Three years ago, a young woman using a wheelchair asked Pope Francis why some who are disabled aren’t able to receive Communion or go Mass. The Pope responded that discriminating against those with disabilities is “one of the ugliest things” one can do.
This month, the U.S Supreme Court heard oral arguments via telephone regarding an employment disability claim filed by a former teacher at a Catholic school in California who said her employer declined to renew her contract after she informed them she’d need more time off for cancer treatment.
The employee died after a 5-year breast cancer battle. However, the disability discrimination claim against her former Catholic school employer in Torrance is moving forward. The trial court had sided with the school, which claimed it could not be sued for disability discrimination because of the ministerial exception.
The Ministerial Exception
As our Los Angeles employment disability discrimination lawyers can explain, the U.S. Supreme Court in 2012 ruled unanimously in the case of Hosanna-Tabor v. EEOC that the U.S. Constitution bars “ministers” from suing churches for any kind of employment discrimination. It’s called “the ministerial exception.”
This legal doctrine is intended to protect the First Amendment freedom of religion by preventing the government’s excessive entanglement in matters of religion and the ability of religious establishments to decide their own matters of internal organization and governance.

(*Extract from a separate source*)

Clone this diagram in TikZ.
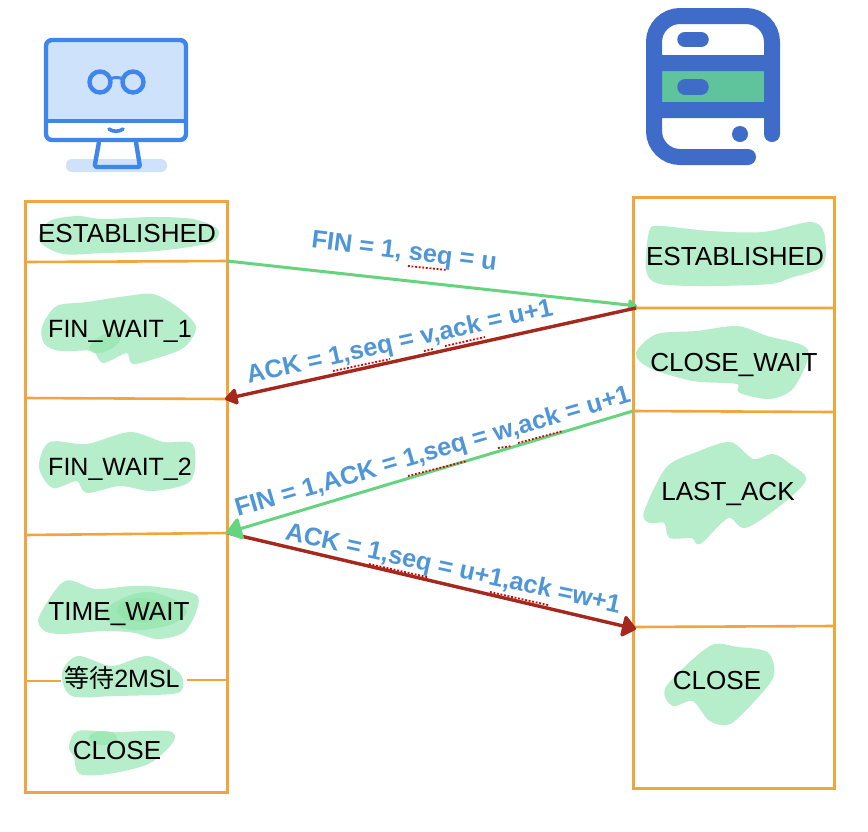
\documentclass[tikz,border=0pt]{standalone}
\usepackage{fontspec}
\setmainfont{Liberation Sans}
\newfontfamily\cjk{Noto Sans CJK SC}
\usetikzlibrary{arrows.meta}
\definecolor{orangeln}{HTML}{F0A63C}
\definecolor{blob}{HTML}{B6EDCB}
\definecolor{blobdark}{HTML}{8FE3A8}
\definecolor{greenln}{HTML}{66D47E}
\definecolor{redln}{HTML}{A5281E}
\definecolor{lbl}{HTML}{4F96D8}
\definecolor{mon}{HTML}{3F85EE}
\definecolor{monfill}{HTML}{CFE2FB}
\definecolor{srv}{HTML}{3F6CC9}
\definecolor{srvfill}{HTML}{5FC49C}
\tikzset{
  x=1pt,y=-1pt,
  statebox/.style={draw=orangeln,line width=3pt,minimum width=#1,inner sep=0pt},
  divider/.style={draw=orangeln,line width=2.6pt},
  statetxt/.style={font=\fontsize{26.1pt}{28pt}\selectfont,text=black,inner sep=0pt,text height=18.7pt,text depth=0pt},
  finwait/.style={statetxt,font=\fontsize{25pt}{28pt}\selectfont},
  msg/.style={font=\fontsize{25.4pt}{28pt}\selectfont\bfseries,text=lbl,inner sep=0pt},
  spell/.style={draw=red!85!black,line width=1.8pt,dash pattern=on 1.8pt off 1.8pt},
  blobfill/.style={fill=blob,draw=blob,line width=2pt,line join=round},
  deep/.style={fill=blobdark,fill opacity=.6,draw=none},
  greenarrow/.style={draw=greenln,line width=3pt},
  redarrow/.style={draw=redln,line width=3.4pt},
}
\begin{document}
\begin{tikzpicture}
\useasboundingbox[fill=white] (0,0) rectangle (868,831);

% client icon
\fill[monfill,rounded corners=6pt] (66,159) rectangle (167,172);
\fill[monfill,rounded corners=3pt] (46,40) rectangle (186,121);
\draw[mon,line width=4.4pt,line join=round] (99,142) -- (95,164) [rounded corners=2pt] -- (95,167) -- (140,167) -- (136,142);
\draw[mon,line width=4.4pt,rounded corners=6pt] (46,40) rectangle (186,140);
\draw[mon,line width=4.4pt] (46,121) -- (186,121);
\draw[mon,line width=3.6pt,line cap=round] (109,129) .. controls (113,132) and (119,132) .. (123,129);
\draw[mon,line width=4.4pt] (100,82) circle (10.5pt) (133,82) circle (10.5pt);
\draw[mon,line width=3pt] (110,79) .. controls (114,77) and (119,77) .. (123,79);

% server icon
\fill[srvfill] (654,71) rectangle (772,102);
\draw[srv,line width=16pt,line cap=round,rounded corners=26pt] (772,134) -- (772,16) -- (654,16) -- (654,157) -- (748,157);
\fill[srv] (654,55) rectangle (772,71) (654,102) rectangle (772,118);
\draw[srv,line width=15.5pt,line cap=round] (685,39.5) -- (701,39.5) (685,87) -- (701,87);
\fill[srv] (740,134) circle (8pt);

% highlights
\fill[blobfill] plot[smooth cycle] coordinates {(50,222)(77,217)(103,220)(153,218)(193,220)(217,230)(210,242)(157,250)(103,252)(63,253)(40,240)};
\fill[blobfill] plot[smooth cycle] coordinates {(43,327)(57,307)(87,303)(127,297)(153,295)(177,308)(195,327)(183,347)(157,357)(133,363)(127,352)(103,362)(93,350)(60,350)(45,343)};
\fill[deep] (105,343) ellipse [x radius=17pt,y radius=8pt,rotate=25];
\fill[blobfill] plot[smooth cycle] coordinates {(40,467)(50,443)(87,445)(130,433)(163,443)(192,445)(190,480)(153,490)(120,485)(87,492)(77,480)(53,487)};
\fill[blobfill] plot[smooth cycle] coordinates {(40,617)(65,582)(95,590)(132,587)(158,588)(197,597)(185,630)(158,638)(135,632)(105,630)(62,633)(45,630)};
\fill[deep] plot[smooth cycle] coordinates {(100,615)(125,597)(150,592)(175,600)(187,612)(170,625)(130,630)};
\fill[deep] (141,610) ellipse [x radius=24pt,y radius=12pt];
\fill[blobfill] plot[smooth cycle] coordinates {(63,673)(78,657)(112,667)(148,657)(178,673)(182,687)(172,693)(115,695)(72,695)};
\fill[blobfill] plot[smooth cycle] coordinates {(70,747)(78,732)(115,733)(168,732)(172,742)(148,763)(108,773)(80,773)(75,757)};
\fill[deep] (103,738) ellipse [x radius=14pt,y radius=7pt];
\fill[blobfill] plot[smooth cycle] coordinates {(650,232)(660,227)(710,232)(763,233)(810,223)(823,233)(822,265)(790,277)(770,283)(710,285)(660,283)(647,270)};
\fill[blobfill] plot[smooth cycle] coordinates {(637,353)(657,335)(697,332)(737,327)(767,337)(807,350)(793,387)(770,398)(740,392)(737,383)(693,380)(650,367)};
\fill[blobfill] plot[smooth cycle] coordinates {(645,512)(667,468)(697,453)(730,443)(753,460)(773,455)(790,465)(805,480)(777,507)(745,527)(728,517)(700,543)(692,537)(670,537)(665,522)(650,522)};
\fill[blobfill] plot[smooth cycle] coordinates {(667,687)(710,647)(737,648)(767,653)(773,675)(757,697)(730,723)(710,720)(693,700)(673,705)};

% state boxes
\node[statebox=202pt,minimum height=591pt] (lbox) at (126,496.5) {};
\node[statebox=201pt,minimum height=591pt] (rbox) at (733.5,492.5) {};

% dividers
\coordinate (l1w) at (25,262);  \coordinate (l1e) at (227,261);
\coordinate (l2w) at (25,398);  \coordinate (l2e) at (227,399);
\coordinate (l3w) at (25,535);  \coordinate (l3e) at (227,533);
\coordinate (l4w) at (25,681);  \coordinate (l4e) at (227,680);
\coordinate (r1w) at (633,308); \coordinate (r1e) at (834,308);
\coordinate (r2w) at (633,411); \coordinate (r2e) at (834,412);
\coordinate (r3w) at (633,627); \coordinate (r3e) at (834,626);
\draw[divider] (l1w) -- (l1e) (l2w) -- (l2e) (l3w) -- (l3e) (r1w) -- (r1e) (r2w) -- (r2e) (r3w) -- (r3e);
\draw[divider] (l4w) -- (61,681) (187,680) -- (l4e);

% state labels
\node[statetxt] (ls1) at (127,233) {ESTABLISHED};
\node[finwait] (ls2) at (120,328) {FIN\_WAIT\_1};
\node[finwait] (ls3) at (120,466) {FIN\_WAIT\_2};
\node[statetxt] (ls4) at (119,611) {TIME\_WAIT};
\node[finwait] (ls5) at (122,678) {{\cjk 等待}2MSL};
\node[statetxt] (ls6) at (117,750) {CLOSE};
\node[statetxt] (rs1) at (735,256) {ESTABLISHED};
\node[statetxt] (rs2) at (734,362) {CLOSE\_WAIT};
\node[statetxt] (rs3) at (728,491) {LAST\_ACK};
\node[statetxt] (rs4) at (717,680) {CLOSE};

% connectors
\coordinate (a1s) at (227,261);  \coordinate (a1e) at (637,306);
\coordinate (a2s) at (636,308);  \coordinate (a2e) at (225,399);
\coordinate (a3s) at (633,411);  \coordinate (a3e) at (226,533);
\coordinate (a4s) at (228,533);  \coordinate (a4e) at (636,629);
\draw[greenarrow,-{Triangle[length=10pt,width=13pt,round]}] (a1s) -- (a1e);
\draw[redarrow,-{Triangle[length=14pt,width=18pt,round]}] (a2s) -- (a2e);
\draw[redarrow,-{Triangle[length=15pt,width=24pt,round]}] (a4s) -- (a4e);
\draw[greenarrow,-{Triangle[length=17pt,width=24pt,round]}] (a3s) -- (a3e);

% message labels
\draw[spell] (408,266) -- (447,270);
\draw[spell] (333,371) -- (390,359) (424,351) -- (433,349) (445,346) -- (485,337);
\draw[spell] (408,476) -- (467,461) (498,448) -- (512,446) (518,443) -- (563,431);
\draw[spell] (369,564) -- (427,577) (490,592) -- (548,605);
\node[msg,rotate=-7] (m1) at (404,253) {FIN = 1, seq = u};
\node[msg,rotate=12.6] (m2) at (400,343) {ACK = 1,seq = v,ack = u+1};
\node[msg,rotate=16.3] (m3) at (433,453) {FIN = 1,ACK = 1,seq = w,ack = u+1};
\node[msg,rotate=-12.4] (m4) at (453,570) {ACK = 1,seq = u+1,ack =w+1};
\end{tikzpicture}
\end{document}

But who exactly is “a minister”?
The court notably didn’t answer this question. The trial court in this case sided with the school, finding the case couldn’t move forward. However, that was reversed on appeal. Now, with the help of the Trump administration, the school is challenging that ruling before the U.S. Supreme Court.
This is one of two ministerial exception cases the court is hearing. In the other, the former teacher is suing a different Catholic school for age discrimination. Both teachers taught religious studies as well as other subjects, such as social studies, spelling, math, science and English. But does that make them “ministers”? One said she taught religion from a book of the school’s choosing, but never lead prayers.
The case is one that could have far-reaching consequences for employees who work for religious institutions, including hospitals, camp counselors, cooks, administrators and social service centers that have religious affiliations.
School Said Poor Teaching Was the Problem, Plaintiff Alleges Pretext
In the California disability discrimination lawsuit, the teacher’s husband said she wasn’t fighting initially to set any employment law precedent. She just wanted to go back to a job she loved: teaching elementary school kids. It was as she was approaching the last full year of teaching that she received a breast cancer diagnosis. She asked for time off. Soon after, she was informed her contract wouldn’t be renewed. (Meanwhile, the nun supervisor who declined to renew her contract was later fired when it was learned she and another nun paid for Las Vegas gambling trips with school funds.)
The school, however, justified its decision not to renew her contract by saying she failed to keep control of her classrooms. Plaintiff argued that was a pretext.
The defense in both cases deny employment discrimination occurred, but nonetheless that the cases don’t belong in court.